TASK GOAL:
Starting at the first line of the data, please print exactly those lines through the one that holds "(214,82) rectangle (723,437);", omitting every picture.

____________

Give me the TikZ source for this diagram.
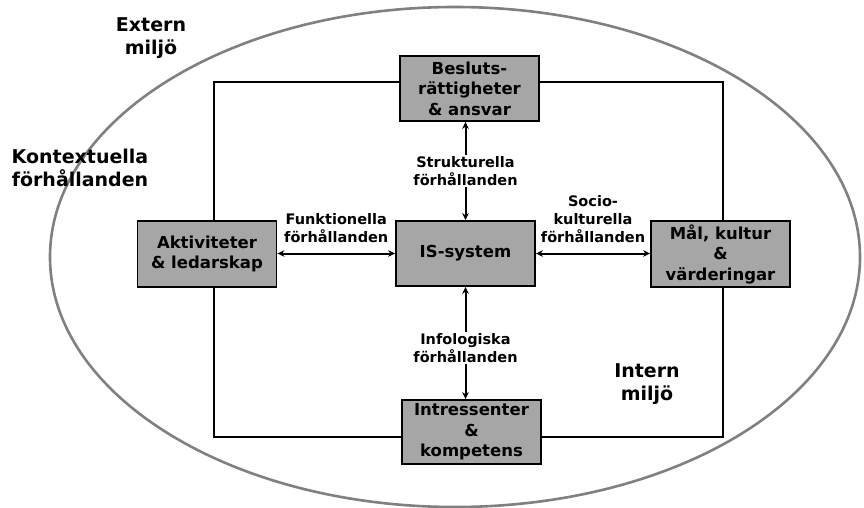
\documentclass[tikz,border=0pt]{standalone}
\usepackage{fontspec}
\setmainfont{DejaVu Sans}
\usetikzlibrary{arrows.meta}
\definecolor{boxgray}{RGB}{166,166,166}
\definecolor{ellgray}{RGB}{128,128,128}
\begin{document}
\begin{tikzpicture}[x=1pt,y=-1pt,
  box/.style={draw=black, line width=1.8pt, fill=boxgray, minimum width=139pt, minimum height=65pt,
    font=\fontsize{16.5}{20.5}\selectfont\bfseries, align=center, inner sep=0pt},
  rel/.style={font=\fontsize{14.5}{18}\selectfont\bfseries, align=center, inner sep=1pt},
  env/.style={font=\fontsize{19}{23}\selectfont\bfseries, align=center, inner sep=0pt},
  arr/.style={line width=2pt, {Stealth[length=7pt,width=6.5pt]}-{Stealth[length=7pt,width=6.5pt]}}
]
\useasboundingbox (0,0) rectangle (864,508);
\draw[line width=2.6pt, draw=ellgray] (455,257) ellipse [x radius=405pt, y radius=250pt];
\draw[line width=2.2pt] (214,82) rectangle (723,437);

\node[box] (top) at (469.5,88.5) {Besluts-\\rättigheter\\\& ansvar};
\node[box, minimum height=66pt] (left) at (207,254) {Aktiviteter\\\& ledarskap};
\node[box] (is) at (465.5,253.5) {IS-system};
\node[box, minimum height=66pt] (right) at (720.5,254) {Mål, kultur\\\&\\värderingar};
\node[box, minimum height=64pt] (bot) at (471.5,432) {Intressenter\\\&\\kompetens};

\draw[arr] (is.north) -- (is.north |- top.south)
  node[rel, fill=white, midway] (lstr) {Strukturella\\förhållanden};
\draw[arr] (is.south) -- (is.south |- bot.north)
  node[rel, fill=white, pos=0.545] (linf) {Infologiska\\förhållanden};
\draw[arr] (left.east |- is.west) -- (is.west)
  node[rel, midway, above=9pt] (lfun) {Funktionella\\förhållanden};
\draw[arr] (is.east) -- (is.east -| right.west)
  node[rel, midway, above=9pt] (lsoc) {Socio-\\kulturella\\förhållanden};

\node[env] (ext) at (151,38.5) {Extern\\miljö};
\node[env] (kon) at (80,167.5) {Kontextuella\\förhållanden};
\node[env] (int) at (647,384) {Intern\\miljö};
\end{tikzpicture}
\end{document}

____________

RESPONSE TO THE EXERCISE:
Give me the TikZ source for this diagram.
\documentclass[tikz,border=0pt]{standalone}
\usepackage{fontspec}
\setmainfont{DejaVu Sans}
\usetikzlibrary{arrows.meta}
\definecolor{boxgray}{RGB}{166,166,166}
\definecolor{ellgray}{RGB}{128,128,128}
\begin{document}
\begin{tikzpicture}[x=1pt,y=-1pt,
  box/.style={draw=black, line width=1.8pt, fill=boxgray, minimum width=139pt, minimum height=65pt,
    font=\fontsize{16.5}{20.5}\selectfont\bfseries, align=center, inner sep=0pt},
  rel/.style={font=\fontsize{14.5}{18}\selectfont\bfseries, align=center, inner sep=1pt},
  env/.style={font=\fontsize{19}{23}\selectfont\bfseries, align=center, inner sep=0pt},
  arr/.style={line width=2pt, {Stealth[length=7pt,width=6.5pt]}-{Stealth[length=7pt,width=6.5pt]}}
]
\useasboundingbox (0,0) rectangle (864,508);
\draw[line width=2.6pt, draw=ellgray] (455,257) ellipse [x radius=405pt, y radius=250pt];
\draw[line width=2.2pt] (214,82) rectangle (723,437);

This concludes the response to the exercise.